> [Problem to solve]: Make an exact copy of each entry, leaving out every picture.

## Begin Material for the task

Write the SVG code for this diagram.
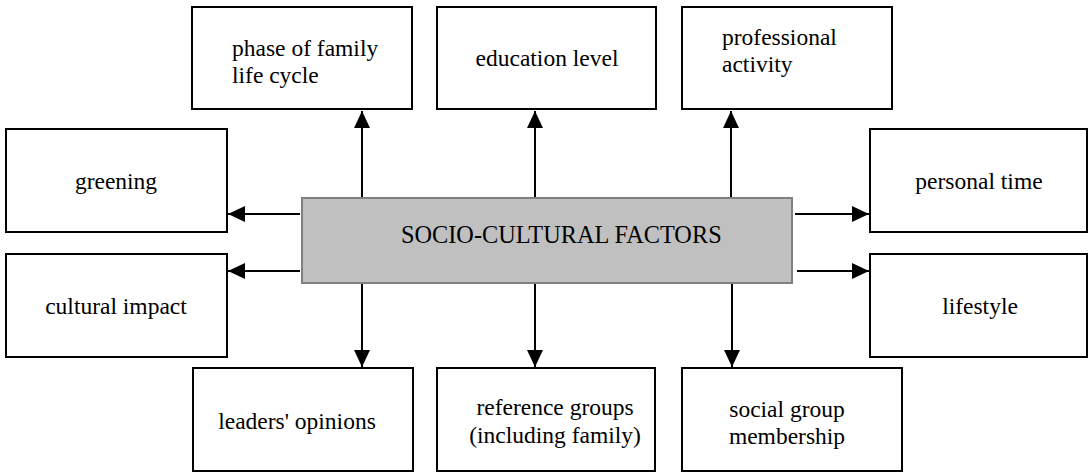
<svg xmlns="http://www.w3.org/2000/svg" width="1090" height="473" viewBox="0 0 1090 473">
<style>
.box{fill:#fff;stroke:#000;stroke-width:2}
.center{fill:#c0c0c0;stroke:#808080;stroke-width:2}
text{font-family:'Liberation Serif','DejaVu Serif',serif;font-size:23.5px;fill:#000}
.m{text-anchor:middle}
.c{stroke:#000;stroke-width:2;fill:none;marker-end:url(#ah)}
</style>
<defs>
<marker id="ah" viewBox="0 0 17 16" refX="17" refY="8" markerWidth="17" markerHeight="16" markerUnits="userSpaceOnUse" orient="auto">
<path d="M0,0 L17,8 L0,16 Z" fill="#000"/>
</marker>
</defs>
<rect width="1090" height="473" fill="#fff"/>
<g id="connectors">
<line class="c" x1="362" y1="197" x2="362" y2="111"/>
<line class="c" x1="535" y1="197" x2="535" y2="111"/>
<line class="c" x1="731" y1="197" x2="731" y2="111"/>
<line class="c" x1="362" y1="284" x2="362" y2="367"/>
<line class="c" x1="535" y1="284" x2="535" y2="367"/>
<line class="c" x1="732" y1="284" x2="732" y2="367"/>
<line class="c" x1="300" y1="214" x2="228" y2="214"/>
<line class="c" x1="300" y1="271" x2="228" y2="271"/>
<line class="c" x1="795" y1="214" x2="869" y2="214"/>
<line class="c" x1="797" y1="271" x2="869" y2="271"/>
</g>
<g id="center">
<rect class="center" x="302" y="198" width="490" height="85"/>
<text x="401" y="243" style="font-size:24.3px">SOCIO-CULTURAL FACTORS</text>
</g>
<g id="phase">
<rect class="box" x="192" y="7" width="220" height="102"/>
<text x="232" y="56">phase of family</text>
<text x="232" y="83">life cycle</text>
</g>
<g id="education">
<rect class="box" x="437" y="7" width="219" height="102"/>
<text class="m" x="547" y="66">education level</text>
</g>
<g id="professional">
<rect class="box" x="682" y="7" width="210" height="102"/>
<text x="722" y="45">professional</text>
<text x="722" y="72">activity</text>
</g>
<g id="greening">
<rect class="box" x="6" y="129" width="221" height="103"/>
<text class="m" x="116" y="189">greening</text>
</g>
<g id="personal">
<rect class="box" x="870" y="129" width="217" height="103"/>
<text class="m" x="979" y="189">personal time</text>
</g>
<g id="cultural">
<rect class="box" x="6" y="254" width="221" height="103"/>
<text class="m" x="116" y="314">cultural impact</text>
</g>
<g id="lifestyle">
<rect class="box" x="870" y="254" width="217" height="103"/>
<text class="m" x="980" y="314">lifestyle</text>
</g>
<g id="leaders">
<rect class="box" x="193" y="368" width="220" height="103"/>
<text class="m" x="297" y="429">leaders' opinions</text>
</g>
<g id="reference">
<rect class="box" x="437" y="368" width="218" height="103"/>
<text class="m" x="555" y="415">reference groups</text>
<text class="m" x="555" y="443">(including family)</text>
</g>
<g id="social">
<rect class="box" x="682" y="368" width="220" height="103"/>
<text class="m" x="787" y="417">social group</text>
<text class="m" x="787" y="444">membership</text>
</g>
</svg>
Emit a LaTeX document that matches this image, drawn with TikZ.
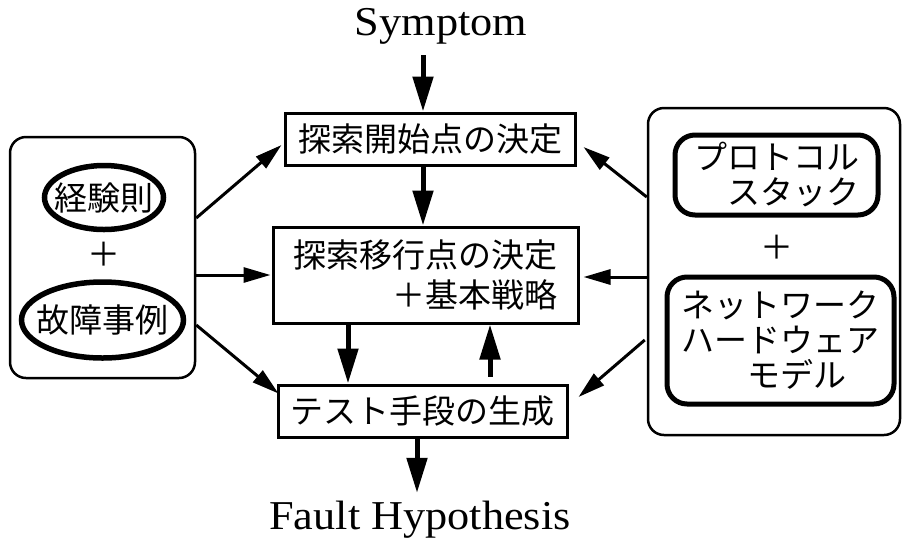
\documentclass[tikz,border=0pt]{standalone}
\usepackage{fontspec}
\setmainfont{Liberation Serif}[FakeStretch=1.08]
\newfontfamily\jpfont{Noto Sans CJK JP}
\usetikzlibrary{arrows.meta,shapes.geometric,calc}

\begin{document}
\begin{tikzpicture}[x=1pt,y=-1pt,
  jp/.style={font=\jpfont\fontsize{33}{35}\selectfont},
  en/.style={font=\fontsize{41}{48}\selectfont, inner sep=0pt},
  procbox/.style={draw, line width=3pt, rectangle, inner sep=0pt, jp},
  groupbox/.style={draw, line width=2.5pt, rounded corners=16pt, rectangle, inner sep=0pt},
  knowbox/.style={draw, line width=5pt, rounded corners=20pt, rectangle, inner sep=0pt, jp, align=left},
  knowoval/.style={draw, line width=5.5pt, ellipse, inner xsep=-12pt, inner ysep=0pt, jp},
  bigarrow/.style={line width=5pt, -{Triangle[length=35pt,width=20pt]}},
  thinarrow/.style={line width=3pt, -{Triangle[length=27pt,width=15pt]}},
]
\useasboundingbox (0,0) rectangle (902,542);
\fill[white] (0,0) rectangle (902,542);

% outer group frames
\node[groupbox, minimum width=185pt, minimum height=241pt] (L) at (102.5,257.5) {};
\node[groupbox, minimum width=252pt, minimum height=327pt] (R) at (774,271.5) {};

% knowledge sources, left
\node[knowoval, minimum width=119pt, minimum height=64pt] (rule) at (104,197.5) {経験則};
\node[jp] (lplus) at (104,254) {＋};
\node[knowoval, minimum width=162pt, minimum height=76pt] (case) at (102.5,320) {故障事例};

% models, right
\node[knowbox, minimum width=203pt, minimum height=80pt] (proto) at (776.5,175) {プロトコル\\　スタック};
\node[jp] (rplus) at (777,247) {＋};
\node[knowbox, minimum width=227pt, minimum height=127pt] (hw) at (780.5,340.5) {ネットワーク\\ハードウェア\\　　モデル};

% main process steps
\node[procbox, minimum width=290pt, minimum height=52pt] (A) at (430,139) {探索開始点の決定};
\node[procbox, minimum width=305pt, minimum height=96pt, align=right,
      font=\jpfont\fontsize{33}{40}\selectfont] (B) at (425.5,275) {\raisebox{-4pt}{探索移行点の決定}\hspace{8pt}\\\raisebox{-4pt}{＋基本戦略}};
\node[procbox, minimum width=289pt, minimum height=52pt] (C) at (422.5,411) {テスト手段の生成};

% input and output
\node[en, anchor=base] (sym) at (441,35) {Symptom};
\node[en, anchor=base] (fh) at (420,529) {Fault Hypothesis};

% main flow
\draw[bigarrow] ($(sym.south)+(-18,11)$) -- ($(A.north)+(-7,0)$);
\draw[bigarrow] ($(A.south)+(-7,0)$) -- ($(B.north)+(-2.5,0)$);
\draw[bigarrow] ($(B.south)+(-77.5,0)$) -- ($(C.north)+(-74.5,0)$);
\draw[bigarrow] ($(C.north)+(67.5,-7)$) -- ($(B.south)+(64.5,0)$);
\draw[bigarrow] ($(C.south)+(-5.5,0)$) -- ($(fh.north)+(-3,-7.5)$);

% knowledge feeding the steps
\draw[thinarrow] ($(L.east)+(0,-39.5)$) -- ($(A.west)+(-2,6)$);
\draw[thinarrow] ($(L.east)+(0,17.5)$) -- ($(B.west)+(-1,0)$);
\draw[thinarrow] ($(L.east)+(0,67.5)$) -- ($(C.north west)+(2,10)$);
\draw[thinarrow] ($(R.west)+(0,-74.5)$) -- ($(A.east)+(7,8)$);
\draw[thinarrow] ($(R.west)+(0,5.5)$) -- ($(B.east)+(4,2)$);
\draw[thinarrow] ($(R.west)+(-2,68.5)$) -- ($(C.east)+(10,-14)$);
\end{tikzpicture}
\end{document}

## End Material for the task

> [Correct output]:
Write the SVG code for this diagram.
<svg xmlns="http://www.w3.org/2000/svg" width="1090" height="473" viewBox="0 0 1090 473">
<style>
.box{fill:#fff;stroke:#000;stroke-width:2}
.center{fill:#c0c0c0;stroke:#808080;stroke-width:2}
text{font-family:'Liberation Serif','DejaVu Serif',serif;font-size:23.5px;fill:#000}
.m{text-anchor:middle}
.c{stroke:#000;stroke-width:2;fill:none;marker-end:url(#ah)}
</style>
<defs>
<marker id="ah" viewBox="0 0 17 16" refX="17" refY="8" markerWidth="17" markerHeight="16" markerUnits="userSpaceOnUse" orient="auto">
<path d="M0,0 L17,8 L0,16 Z" fill="#000"/>
</marker>
</defs>
<rect width="1090" height="473" fill="#fff"/>
<g id="connectors">
<line class="c" x1="362" y1="197" x2="362" y2="111"/>
<line class="c" x1="535" y1="197" x2="535" y2="111"/>
<line class="c" x1="731" y1="197" x2="731" y2="111"/>
<line class="c" x1="362" y1="284" x2="362" y2="367"/>
<line class="c" x1="535" y1="284" x2="535" y2="367"/>
<line class="c" x1="732" y1="284" x2="732" y2="367"/>
<line class="c" x1="300" y1="214" x2="228" y2="214"/>
<line class="c" x1="300" y1="271" x2="228" y2="271"/>
<line class="c" x1="795" y1="214" x2="869" y2="214"/>
<line class="c" x1="797" y1="271" x2="869" y2="271"/>
</g>
<g id="center">
<rect class="center" x="302" y="198" width="490" height="85"/>
<text x="401" y="243" style="font-size:24.3px">SOCIO-CULTURAL FACTORS</text>
</g>
<g id="phase">
<rect class="box" x="192" y="7" width="220" height="102"/>
<text x="232" y="56">phase of family</text>
<text x="232" y="83">life cycle</text>
</g>
<g id="education">
<rect class="box" x="437" y="7" width="219" height="102"/>
<text class="m" x="547" y="66">education level</text>
</g>
<g id="professional">
<rect class="box" x="682" y="7" width="210" height="102"/>
<text x="722" y="45">professional</text>
<text x="722" y="72">activity</text>
</g>
<g id="greening">
<rect class="box" x="6" y="129" width="221" height="103"/>
<text class="m" x="116" y="189">greening</text>
</g>
<g id="personal">
<rect class="box" x="870" y="129" width="217" height="103"/>
<text class="m" x="979" y="189">personal time</text>
</g>
<g id="cultural">
<rect class="box" x="6" y="254" width="221" height="103"/>
<text class="m" x="116" y="314">cultural impact</text>
</g>
<g id="lifestyle">
<rect class="box" x="870" y="254" width="217" height="103"/>
<text class="m" x="980" y="314">lifestyle</text>
</g>
<g id="leaders">
<rect class="box" x="193" y="368" width="220" height="103"/>
<text class="m" x="297" y="429">leaders' opinions</text>
</g>
<g id="reference">
<rect class="box" x="437" y="368" width="218" height="103"/>
<text class="m" x="555" y="415">reference groups</text>
<text class="m" x="555" y="443">(including family)</text>
</g>
<g id="social">
<rect class="box" x="682" y="368" width="220" height="103"/>
<text class="m" x="787" y="417">social group</text>
<text class="m" x="787" y="444">membership</text>
</g>
</svg>
Emit a LaTeX document that matches this image, drawn with TikZ.
\documentclass[tikz,border=0pt]{standalone}
\usepackage{fontspec}
\setmainfont{Liberation Serif}[FakeStretch=1.08]
\newfontfamily\jpfont{Noto Sans CJK JP}
\usetikzlibrary{arrows.meta,shapes.geometric,calc}

\begin{document}
\begin{tikzpicture}[x=1pt,y=-1pt,
  jp/.style={font=\jpfont\fontsize{33}{35}\selectfont},
  en/.style={font=\fontsize{41}{48}\selectfont, inner sep=0pt},
  procbox/.style={draw, line width=3pt, rectangle, inner sep=0pt, jp},
  groupbox/.style={draw, line width=2.5pt, rounded corners=16pt, rectangle, inner sep=0pt},
  knowbox/.style={draw, line width=5pt, rounded corners=20pt, rectangle, inner sep=0pt, jp, align=left},
  knowoval/.style={draw, line width=5.5pt, ellipse, inner xsep=-12pt, inner ysep=0pt, jp},
  bigarrow/.style={line width=5pt, -{Triangle[length=35pt,width=20pt]}},
  thinarrow/.style={line width=3pt, -{Triangle[length=27pt,width=15pt]}},
]
\useasboundingbox (0,0) rectangle (902,542);
\fill[white] (0,0) rectangle (902,542);

% outer group frames
\node[groupbox, minimum width=185pt, minimum height=241pt] (L) at (102.5,257.5) {};
\node[groupbox, minimum width=252pt, minimum height=327pt] (R) at (774,271.5) {};

% knowledge sources, left
\node[knowoval, minimum width=119pt, minimum height=64pt] (rule) at (104,197.5) {経験則};
\node[jp] (lplus) at (104,254) {＋};
\node[knowoval, minimum width=162pt, minimum height=76pt] (case) at (102.5,320) {故障事例};

% models, right
\node[knowbox, minimum width=203pt, minimum height=80pt] (proto) at (776.5,175) {プロトコル\\　スタック};
\node[jp] (rplus) at (777,247) {＋};
\node[knowbox, minimum width=227pt, minimum height=127pt] (hw) at (780.5,340.5) {ネットワーク\\ハードウェア\\　　モデル};

% main process steps
\node[procbox, minimum width=290pt, minimum height=52pt] (A) at (430,139) {探索開始点の決定};
\node[procbox, minimum width=305pt, minimum height=96pt, align=right,
      font=\jpfont\fontsize{33}{40}\selectfont] (B) at (425.5,275) {\raisebox{-4pt}{探索移行点の決定}\hspace{8pt}\\\raisebox{-4pt}{＋基本戦略}};
\node[procbox, minimum width=289pt, minimum height=52pt] (C) at (422.5,411) {テスト手段の生成};

% input and output
\node[en, anchor=base] (sym) at (441,35) {Symptom};
\node[en, anchor=base] (fh) at (420,529) {Fault Hypothesis};

% main flow
\draw[bigarrow] ($(sym.south)+(-18,11)$) -- ($(A.north)+(-7,0)$);
\draw[bigarrow] ($(A.south)+(-7,0)$) -- ($(B.north)+(-2.5,0)$);
\draw[bigarrow] ($(B.south)+(-77.5,0)$) -- ($(C.north)+(-74.5,0)$);
\draw[bigarrow] ($(C.north)+(67.5,-7)$) -- ($(B.south)+(64.5,0)$);
\draw[bigarrow] ($(C.south)+(-5.5,0)$) -- ($(fh.north)+(-3,-7.5)$);

% knowledge feeding the steps
\draw[thinarrow] ($(L.east)+(0,-39.5)$) -- ($(A.west)+(-2,6)$);
\draw[thinarrow] ($(L.east)+(0,17.5)$) -- ($(B.west)+(-1,0)$);
\draw[thinarrow] ($(L.east)+(0,67.5)$) -- ($(C.north west)+(2,10)$);
\draw[thinarrow] ($(R.west)+(0,-74.5)$) -- ($(A.east)+(7,8)$);
\draw[thinarrow] ($(R.west)+(0,5.5)$) -- ($(B.east)+(4,2)$);
\draw[thinarrow] ($(R.west)+(-2,68.5)$) -- ($(C.east)+(10,-14)$);
\end{tikzpicture}
\end{document}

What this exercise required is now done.